Search code examples
pythonpython-3.xpandasscikit-learnsklearn-pandas

can we predict two columns of a dataframe at same time?


Here is a sample.csv file in which i have 3 columns of int-type data.
It is working fine with predicting one column of data
but showing error while predicting two columns col2 and col3.

col1,col2,col3
1,5,1
3,6,5
8,5,2
6,4,2
6,9,5

import pandas as pd
data = pd.read_csv('sample.csv')
input = data
objective = data[["col2","col3"]]
xtr,xtst,ytr,ytst = train_test_split(input,objective,test_size=0.25,
                                       train_size=0.75,random_state=4)
from sklearn.svm import SVR
classifier = SVR()
classifier.fit(xtr,ytr)


 Traceback (most recent call last):
  File "<stdin>", line 1, in <module>
  File "C:\Users\User\Anaconda3\lib\site-packages\sklearn\svm\base.py", line 149, in fit
    X, y = check_X_y(X, y, dtype=np.float64, order='C', accept_sparse='csr')
  File "C:\Users\User\Anaconda3\lib\site-packages\sklearn\utils\validation.py", line 547, in check_X_y
    y = column_or_1d(y, warn=True)
  File "C:\Users\User\Anaconda3\lib\site-packages\sklearn\utils\validation.py", line 583, in column_or_1d
    raise ValueError("bad input shape {0}".format(shape))
ValueError: bad input shape (3, 2) 

Solution

  • If you are willing to work with any other regressors than Support vector machines, then please look here:

    Here check the classifiers which are inherently multiclass and try for their corresponding regressos estimators. For example, DecisionTreeClassifier is mentioned here, so DecisionTreeRegressos will be supporting multiple outputs too. Why I am talking about inherently mutliclass is that they will be able to use the correlations between the output values to get better learning.
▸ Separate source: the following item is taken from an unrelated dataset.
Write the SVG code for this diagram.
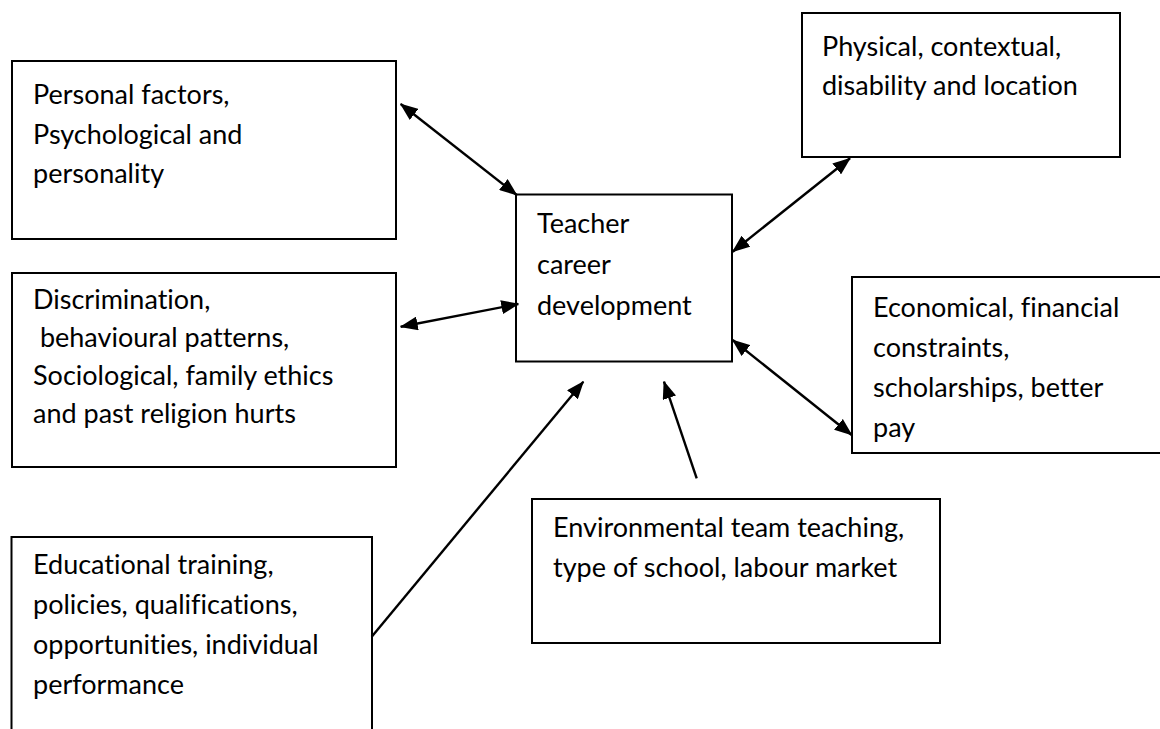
<svg xmlns="http://www.w3.org/2000/svg" width="1160" height="729" viewBox="0 0 1160 729">
<style>
.box{fill:#fff;stroke:#000;stroke-width:2}
.t{font-family:Lato,"Liberation Sans",sans-serif;font-size:27px;fill:#000;font-variant-ligatures:none}
.c{stroke:#000;stroke-width:2.4;fill:none}
</style>
<defs>
<marker id="ah" viewBox="0 0 18 14" refX="17" refY="7" markerUnits="userSpaceOnUse" markerWidth="18" markerHeight="14" orient="auto-start-reverse">
<path d="M0,0 L18,7 L0,14 z" fill="#000"/>
</marker>
</defs>
<rect width="1160" height="729" fill="#fff"/>
<g id="personal">
<rect class="box" x="12" y="61" width="384" height="178"/>
<text class="t" x="33" y="104">Personal factors,</text>
<text class="t" x="33" y="144">Psychological and</text>
<text class="t" x="33" y="183">personality</text>
</g>
<g id="discrimination">
<rect class="box" x="12" y="273" width="384" height="194"/>
<text class="t" x="33" y="309">Discrimination,</text>
<text class="t" x="33" y="347" xml:space="preserve"> behavioural patterns,</text>
<text class="t" x="33" y="385">Sociological, family ethics</text>
<text class="t" x="33" y="423">and past religion hurts</text>
</g>
<g id="educational">
<rect class="box" x="11.5" y="537" width="360.5" height="210"/>
<text class="t" x="33" y="574">Educational training,</text>
<text class="t" x="33" y="614">policies, qualifications,</text>
<text class="t" x="33" y="654">opportunities, individual</text>
<text class="t" x="33" y="694">performance</text>
</g>
<g id="teacher">
<rect class="box" x="516" y="194.5" width="216" height="167"/>
<text class="t" x="537" y="233">Teacher</text>
<text class="t" x="537" y="274">career</text>
<text class="t" x="537" y="315">development</text>
</g>
<g id="physical">
<rect class="box" x="802" y="13" width="318" height="144"/>
<text class="t" x="822" y="56">Physical, contextual,</text>
<text class="t" x="822" y="95">disability and location</text>
</g>
<g id="economical">
<rect class="box" x="852" y="277" width="330" height="176"/>
<text class="t" x="873" y="317">Economical, financial</text>
<text class="t" x="873" y="357">constraints,</text>
<text class="t" x="873" y="397">scholarships, better</text>
<text class="t" x="873" y="437">pay</text>
</g>
<g id="environmental">
<rect class="box" x="532" y="499" width="408" height="144"/>
<text class="t" x="553" y="537">Environmental team teaching,</text>
<text class="t" x="553" y="577">type of school, labour market</text>
</g>
<g id="connectors">
<line class="c" x1="400.7" y1="104" x2="516.7" y2="195" marker-start="url(#ah)" marker-end="url(#ah)"/>
<line class="c" x1="400.7" y1="326.7" x2="518.3" y2="304" marker-start="url(#ah)" marker-end="url(#ah)"/>
<line class="c" x1="371.7" y1="636.7" x2="583.3" y2="381.7" marker-end="url(#ah)"/>
<line class="c" x1="696.7" y1="478.3" x2="664" y2="381.7" marker-end="url(#ah)"/>
<line class="c" x1="732.7" y1="251.7" x2="850" y2="158.3" marker-start="url(#ah)" marker-end="url(#ah)"/>
<line class="c" x1="732.7" y1="340" x2="851.7" y2="435" marker-start="url(#ah)" marker-end="url(#ah)"/>
</g>
</svg>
    If you want to use SVR, then you can use MultiOutputRegressor. See the example here:-

    from sklearn.datasets import make_regression
    from sklearn.multioutput import MultiOutputRegressor
    from sklearn.svm import SVR
    
    classifier = MultiOutputRegressor(SVR())
    classifier.fit(xtr,ytr)
    

    Keep in mind that it will just make the code easy for you but will still fit only one output at a time internally. So here in this case, it will internally fit two svm's (one for each output) and may not be able to use the correlation between the outputs.